Belarusian President Alyaksandr Lukashenka speaks during a government meeting on integration issues in Minsk on March 5.

Belarusian President Aleksandr Lukashenka has said that his country "must overcome the cold" of a "standoff" between Russia and the European Union by "equally " balancing its foreign policy between East and West.

Speaking in Minsk on March 5 at a government meeting on integration issues, Lukashenka said his country's unique position between the Russian-led Eurasian Economic Union (EES) and the EU "must bring advantages to Belarus."

"The ideal-case scenario is a balance between eastern and western directions of the Belarusian foreign policy," Lukashenka said. "Such a balance will be possible only when the EU market turns into a real alternative to the Russian market for us, not only on paper, but in reality."

Lukashenka also said that Minsk should "improve our mutually respectful ties with NATO."

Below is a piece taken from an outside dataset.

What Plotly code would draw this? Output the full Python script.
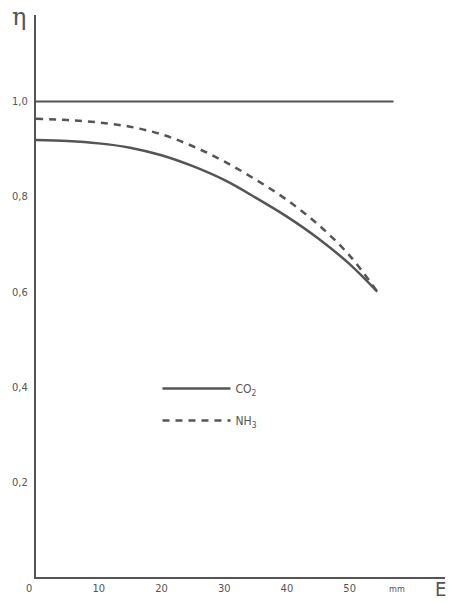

Noting that NATO members Latvia, Lithuania, and Poland all share borders with Belarus, and that neighboring Ukraine is "passionately and heatedly streaming toward" NATO membership, Lukashenka said the alliance posed "a certain challenge and a cause for confrontation that we do not need."

He said stronger ties with NATO would strengthen Belarus's security.

"We have to talk to them," Lukashenka said. 'We do not have to look at them as enemies."

On the issue of integration with Russia, Lukashenka said Belarus "fully supports" the idea of further developing the so-called Russian-Belarusian Union State that was established in the 1990s and exists mainly on paper.

But Lukashenka said such a union state is possible only on the basis of "equal partnership."

"I want everybody in the Russian Federation to hear me, both our supporters and our opponents," Lukashenka said. "The main principle of the project [of the union state] is equal conditions for our citizens and business entities. A union based on any other principle is impossible. And the principle of equal partnership must be rigorously carried out. The issue of sovereignty also remains unshakeable for Belarus."

Belarus is a member of the Russian-led EES along with Armenia, Kazakhstan, and Kyrgyzstan.

But Lukashenka on March 5 criticized the bloc, saying that "it lacks progress on development."

"Unfortunately, the process of the Eurasian integration is being reversed, if it hasn't been reversed already," he said. "I am told that there are obstacles, barriers, and restrictions for our business entities," despite the fact that former Soviet republics are still key purchasers of Belarusian exports.

"I want to add Ukraine and Georgia here, with whom we have a large scale and volume of trade and good relations," Lukashenka said, suggesting that Minsk considered Kyiv and Tbilisi as friendly despite their ongoing tensions with Russia.

Both Georgia and Ukraine have announced their intentions to join the EU and NATO.

Russia has kept its troops in Georgia's breakaway regions of Abkhazia and South Ossetia after defeating Georgian forces in a five-day war in August 2008 and recognizing the territories as independent states.

In 2014, Russia annexed Ukraine's Crimea Peninsula and threw its support behind pro-Russian separatists in eastern Ukraine.

Lukashenka on March 5 also accused Russian media of misinterpreting some of his statements during a lengthy March 1 press conference.

"It was covered like fake news -- tendentious coverage with attempts to take some of my statements out of context and interpret them in a way somebody in the Russian Federation wants to," Lukashenka said.

The Belarusian president refuted Russian reports that he'd said he'd agreed to have a single currency with Russia and that the majority of Belarusians would not support integration with Russia.

Separately, Belarus removed a cap on the number of U.S. diplomats in the country that had been in place since 2008 as retaliation for U.S. sanctions against Belarusian authorities over a government crackdown on opposition protests.

Foreign Minister Vladimir Makei, who hosted U.S. Deputy Assistant Secretary of State George Kent in Minsk on March 5, expressed hope that the move will improve relations between Belarus and the United States.